Cobalt 27 is focused on identifying, evaluating and investing in the best nickel-cobalt projects and operations outside of the DRC. In particular, Canada’s large and relatively underdeveloped nickel sulphide deposits where Cobalt 27 holds a 32.6% cobalt stream on the US$1.7 billion underground expansion of the world-class Voisey’s Bay Mine located in Newfoundland and Labrador. Cobalt 27’s acquisition of US$300 Million Voisey’s Bay cobalt stream will result in Cobalt 27 receiving 32.6% of cobalt production from the mine beginning in 2021, to deliver approximately 1.9 million pounds of cobalt per year to Cobalt 27, to be settled in physical delivery for the life of the mine.

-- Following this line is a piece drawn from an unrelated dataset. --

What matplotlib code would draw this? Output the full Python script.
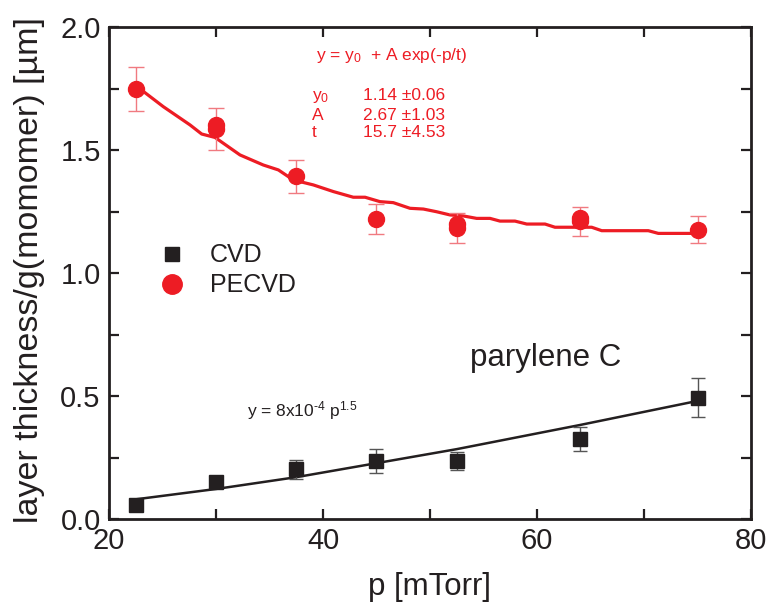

Additionally, the company holds a 1.75% NSR royalty on the Dumont Nickel-Cobalt project one of the largest undeveloped nickel-cobalt reserves, located in the mining friendly jurisdiction of Quebec, which is expected to reach commercial production around 2020; and, a 2% NSR royalty on all future metal production from the Turnagain Nickel-Cobalt Project, located in northcentral British Columbia, which is among the largest undeveloped nickel-cobalt sulphide deposits globally.
Also, in May 2019, Cobalt 27 closed its acquisition of Highlands Pacific (ASX: HIG), to create a leading high-growth, diversified battery-metals streaming company. Highlands’ key asset is its 8.56% joint venture interest in the Ramu mine, a large, long-life, low-cost nickel-cobalt operation located near Madang on the north coast of Papua New Guinea. Ramu was financed, constructed and commissioned in 2012, by majority-owner and operator Metallurgical Corporation of China Limited, for US$2.1 billion which, at the time, was China’s largest overseas mining investment.
In 2018, the Ramu mine achieved record annual production of 35,355 tonnes of nickel and 3,275 tonnes of cobalt. . Cobalt 27’s acquisition of Highlands implies an increase in attributable production to Cobalt 27 to over 600,000 pounds of cobalt and over 2,900 tonnes of nickel per annum. Upon repayment of Highlands’ attributable partner loans and increased interest in Ramu to 11.3%, implied attributable production to Cobalt 27 increases to over 800,000 pounds of cobalt and over 3,800 tonnes of nickel per annum.